▶ **Exercise**: Quote the listing below in its entirety.

▶ **Data records**:

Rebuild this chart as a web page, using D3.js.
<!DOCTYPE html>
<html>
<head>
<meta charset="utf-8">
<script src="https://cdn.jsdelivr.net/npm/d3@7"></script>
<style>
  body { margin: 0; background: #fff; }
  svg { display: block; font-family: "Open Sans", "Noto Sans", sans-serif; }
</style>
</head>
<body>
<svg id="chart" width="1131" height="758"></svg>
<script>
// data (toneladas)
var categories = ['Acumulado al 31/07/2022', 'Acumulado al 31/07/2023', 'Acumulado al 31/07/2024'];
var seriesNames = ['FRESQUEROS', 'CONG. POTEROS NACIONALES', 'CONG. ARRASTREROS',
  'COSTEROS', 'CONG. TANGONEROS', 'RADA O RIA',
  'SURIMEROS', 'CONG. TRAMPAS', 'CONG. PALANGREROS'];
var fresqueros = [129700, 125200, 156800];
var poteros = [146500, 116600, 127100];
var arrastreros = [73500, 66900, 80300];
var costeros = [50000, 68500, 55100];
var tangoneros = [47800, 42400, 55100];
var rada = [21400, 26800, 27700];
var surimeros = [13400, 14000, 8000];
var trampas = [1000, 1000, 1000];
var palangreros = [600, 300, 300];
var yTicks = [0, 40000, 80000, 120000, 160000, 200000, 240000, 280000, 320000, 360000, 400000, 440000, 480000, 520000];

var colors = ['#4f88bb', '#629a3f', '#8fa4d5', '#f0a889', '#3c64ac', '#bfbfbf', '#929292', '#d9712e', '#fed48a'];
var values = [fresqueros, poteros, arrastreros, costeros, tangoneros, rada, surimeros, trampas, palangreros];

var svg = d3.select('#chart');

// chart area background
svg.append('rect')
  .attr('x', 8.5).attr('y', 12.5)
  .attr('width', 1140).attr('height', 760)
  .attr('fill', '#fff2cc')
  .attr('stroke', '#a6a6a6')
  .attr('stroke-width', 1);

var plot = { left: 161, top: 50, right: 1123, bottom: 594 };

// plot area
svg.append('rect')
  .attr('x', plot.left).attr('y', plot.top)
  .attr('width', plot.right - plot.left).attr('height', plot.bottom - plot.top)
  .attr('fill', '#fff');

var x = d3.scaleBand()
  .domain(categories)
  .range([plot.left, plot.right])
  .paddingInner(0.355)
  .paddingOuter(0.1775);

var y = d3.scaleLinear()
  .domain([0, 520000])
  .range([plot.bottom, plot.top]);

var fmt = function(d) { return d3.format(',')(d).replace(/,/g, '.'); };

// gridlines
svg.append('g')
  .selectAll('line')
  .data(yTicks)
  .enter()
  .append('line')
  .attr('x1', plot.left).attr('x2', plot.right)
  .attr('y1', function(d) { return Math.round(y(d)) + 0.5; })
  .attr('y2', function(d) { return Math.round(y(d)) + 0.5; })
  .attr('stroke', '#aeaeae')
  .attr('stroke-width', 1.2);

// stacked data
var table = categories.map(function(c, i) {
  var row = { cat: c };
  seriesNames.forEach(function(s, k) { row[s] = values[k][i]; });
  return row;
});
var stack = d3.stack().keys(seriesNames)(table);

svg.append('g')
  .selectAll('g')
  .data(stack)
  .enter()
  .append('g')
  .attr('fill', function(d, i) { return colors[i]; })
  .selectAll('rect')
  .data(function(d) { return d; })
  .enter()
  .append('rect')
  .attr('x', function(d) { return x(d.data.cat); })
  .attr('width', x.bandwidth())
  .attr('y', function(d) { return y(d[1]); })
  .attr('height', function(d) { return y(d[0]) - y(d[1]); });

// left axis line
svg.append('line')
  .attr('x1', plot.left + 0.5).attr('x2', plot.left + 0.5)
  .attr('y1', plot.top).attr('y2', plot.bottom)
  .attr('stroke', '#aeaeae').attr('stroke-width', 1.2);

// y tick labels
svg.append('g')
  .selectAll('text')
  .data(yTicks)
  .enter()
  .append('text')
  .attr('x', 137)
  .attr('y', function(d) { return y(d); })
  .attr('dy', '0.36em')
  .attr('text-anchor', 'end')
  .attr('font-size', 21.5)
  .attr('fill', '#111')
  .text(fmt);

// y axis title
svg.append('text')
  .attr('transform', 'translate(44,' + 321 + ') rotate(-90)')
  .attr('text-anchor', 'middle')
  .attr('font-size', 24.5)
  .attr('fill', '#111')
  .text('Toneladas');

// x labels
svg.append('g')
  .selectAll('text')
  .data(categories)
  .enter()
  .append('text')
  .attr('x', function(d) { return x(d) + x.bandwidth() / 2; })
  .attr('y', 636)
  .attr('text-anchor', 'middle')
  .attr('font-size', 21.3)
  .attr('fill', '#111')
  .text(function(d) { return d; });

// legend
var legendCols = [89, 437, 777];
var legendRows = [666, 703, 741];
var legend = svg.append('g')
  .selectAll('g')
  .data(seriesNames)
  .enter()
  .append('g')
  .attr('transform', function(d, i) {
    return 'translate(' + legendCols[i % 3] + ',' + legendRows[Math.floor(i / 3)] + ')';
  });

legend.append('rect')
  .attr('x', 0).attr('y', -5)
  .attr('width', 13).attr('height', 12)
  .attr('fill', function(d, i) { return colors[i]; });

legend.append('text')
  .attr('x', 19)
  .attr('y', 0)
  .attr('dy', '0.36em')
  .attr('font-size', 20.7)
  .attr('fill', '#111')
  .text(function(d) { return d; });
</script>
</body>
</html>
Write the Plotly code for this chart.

▶ **Reply**:
Rebuild this chart as a web page, using D3.js.
<!DOCTYPE html>
<html>
<head>
<meta charset="utf-8">
<script src="https://cdn.jsdelivr.net/npm/d3@7"></script>
<style>
  body { margin: 0; background: #fff; }
  svg { display: block; font-family: "Open Sans", "Noto Sans", sans-serif; }
</style>
</head>
<body>
<svg id="chart" width="1131" height="758"></svg>
<script>
// data (toneladas)
var categories = ['Acumulado al 31/07/2022', 'Acumulado al 31/07/2023', 'Acumulado al 31/07/2024'];
var seriesNames = ['FRESQUEROS', 'CONG. POTEROS NACIONALES', 'CONG. ARRASTREROS',
  'COSTEROS', 'CONG. TANGONEROS', 'RADA O RIA',
  'SURIMEROS', 'CONG. TRAMPAS', 'CONG. PALANGREROS'];
var fresqueros = [129700, 125200, 156800];
var poteros = [146500, 116600, 127100];
var arrastreros = [73500, 66900, 80300];
var costeros = [50000, 68500, 55100];
var tangoneros = [47800, 42400, 55100];
var rada = [21400, 26800, 27700];
var surimeros = [13400, 14000, 8000];
var trampas = [1000, 1000, 1000];
var palangreros = [600, 300, 300];
var yTicks = [0, 40000, 80000, 120000, 160000, 200000, 240000, 280000, 320000, 360000, 400000, 440000, 480000, 520000];

var colors = ['#4f88bb', '#629a3f', '#8fa4d5', '#f0a889', '#3c64ac', '#bfbfbf', '#929292', '#d9712e', '#fed48a'];
var values = [fresqueros, poteros, arrastreros, costeros, tangoneros, rada, surimeros, trampas, palangreros];

var svg = d3.select('#chart');

// chart area background
svg.append('rect')
  .attr('x', 8.5).attr('y', 12.5)
  .attr('width', 1140).attr('height', 760)
  .attr('fill', '#fff2cc')
  .attr('stroke', '#a6a6a6')
  .attr('stroke-width', 1);

var plot = { left: 161, top: 50, right: 1123, bottom: 594 };

// plot area
svg.append('rect')
  .attr('x', plot.left).attr('y', plot.top)
  .attr('width', plot.right - plot.left).attr('height', plot.bottom - plot.top)
  .attr('fill', '#fff');

var x = d3.scaleBand()
  .domain(categories)
  .range([plot.left, plot.right])
  .paddingInner(0.355)
  .paddingOuter(0.1775);

var y = d3.scaleLinear()
  .domain([0, 520000])
  .range([plot.bottom, plot.top]);

var fmt = function(d) { return d3.format(',')(d).replace(/,/g, '.'); };

// gridlines
svg.append('g')
  .selectAll('line')
  .data(yTicks)
  .enter()
  .append('line')
  .attr('x1', plot.left).attr('x2', plot.right)
  .attr('y1', function(d) { return Math.round(y(d)) + 0.5; })
  .attr('y2', function(d) { return Math.round(y(d)) + 0.5; })
  .attr('stroke', '#aeaeae')
  .attr('stroke-width', 1.2);

// stacked data
var table = categories.map(function(c, i) {
  var row = { cat: c };
  seriesNames.forEach(function(s, k) { row[s] = values[k][i]; });
  return row;
});
var stack = d3.stack().keys(seriesNames)(table);

svg.append('g')
  .selectAll('g')
  .data(stack)
  .enter()
  .append('g')
  .attr('fill', function(d, i) { return colors[i]; })
  .selectAll('rect')
  .data(function(d) { return d; })
  .enter()
  .append('rect')
  .attr('x', function(d) { return x(d.data.cat); })
  .attr('width', x.bandwidth())
  .attr('y', function(d) { return y(d[1]); })
  .attr('height', function(d) { return y(d[0]) - y(d[1]); });

// left axis line
svg.append('line')
  .attr('x1', plot.left + 0.5).attr('x2', plot.left + 0.5)
  .attr('y1', plot.top).attr('y2', plot.bottom)
  .attr('stroke', '#aeaeae').attr('stroke-width', 1.2);

// y tick labels
svg.append('g')
  .selectAll('text')
  .data(yTicks)
  .enter()
  .append('text')
  .attr('x', 137)
  .attr('y', function(d) { return y(d); })
  .attr('dy', '0.36em')
  .attr('text-anchor', 'end')
  .attr('font-size', 21.5)
  .attr('fill', '#111')
  .text(fmt);

// y axis title
svg.append('text')
  .attr('transform', 'translate(44,' + 321 + ') rotate(-90)')
  .attr('text-anchor', 'middle')
  .attr('font-size', 24.5)
  .attr('fill', '#111')
  .text('Toneladas');

// x labels
svg.append('g')
  .selectAll('text')
  .data(categories)
  .enter()
  .append('text')
  .attr('x', function(d) { return x(d) + x.bandwidth() / 2; })
  .attr('y', 636)
  .attr('text-anchor', 'middle')
  .attr('font-size', 21.3)
  .attr('fill', '#111')
  .text(function(d) { return d; });

// legend
var legendCols = [89, 437, 777];
var legendRows = [666, 703, 741];
var legend = svg.append('g')
  .selectAll('g')
  .data(seriesNames)
  .enter()
  .append('g')
  .attr('transform', function(d, i) {
    return 'translate(' + legendCols[i % 3] + ',' + legendRows[Math.floor(i / 3)] + ')';
  });

legend.append('rect')
  .attr('x', 0).attr('y', -5)
  .attr('width', 13).attr('height', 12)
  .attr('fill', function(d, i) { return colors[i]; });

legend.append('text')
  .attr('x', 19)
  .attr('y', 0)
  .attr('dy', '0.36em')
  .attr('font-size', 20.7)
  .attr('fill', '#111')
  .text(function(d) { return d; });
</script>
</body>
</html>
Write the Plotly code for this chart.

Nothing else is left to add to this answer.